If you buy health insurance on the individual market, without help from an employer, you may want to know what Nevada is doing to protect you from unfair and unnecessary premium rate increases. Here’s a summary of the Nevada laws that govern rate increases. Caution: the laws and regulations on the books don’t always reflect what actually happens in practice. Contact your state’s insurance agency for further information.
- Nevada does require prior approval for all individual market rates. NRS 686B.070.

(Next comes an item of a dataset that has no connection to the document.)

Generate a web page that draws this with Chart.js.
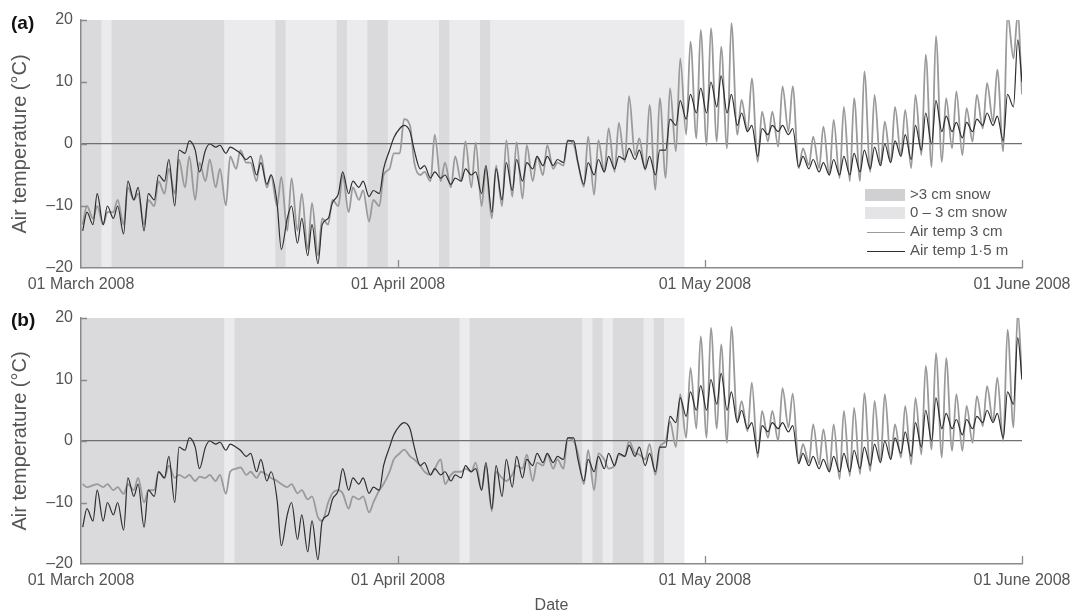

- Rates for individual health products are deemed approved if they are not disapproved within 60 days after a filing is determined to be complete. NRS 686B.110. For nonprofits, the period is 30 days. 695B.230.
- Rates for HMOs may not be “excessive, inadequate, or unfairly discriminatory.” 695C.180. Approval must be within a “reasonable” time. 695C.200.
- An insurer must provide 60 days notice to an individual of a change in rates. NRS 687B.420.
- Rates must not be excessive, inadequate or unfairly discriminatory, nor may an insurer charge any rate which if continued will have or tend to have the effect of destroying competition or creating a monopoly. NRS 686B.050.
- Rate filings are not posted online, but are open to public inspection. NRS 686B.080. The state has posted online a list of recent rate requested and approved rate increases at http://www.doi.state.nv.us/healthreform.aspx.
Information is based on review of state statutes and regulations and in some cases, interviews or emails with state insurance departments.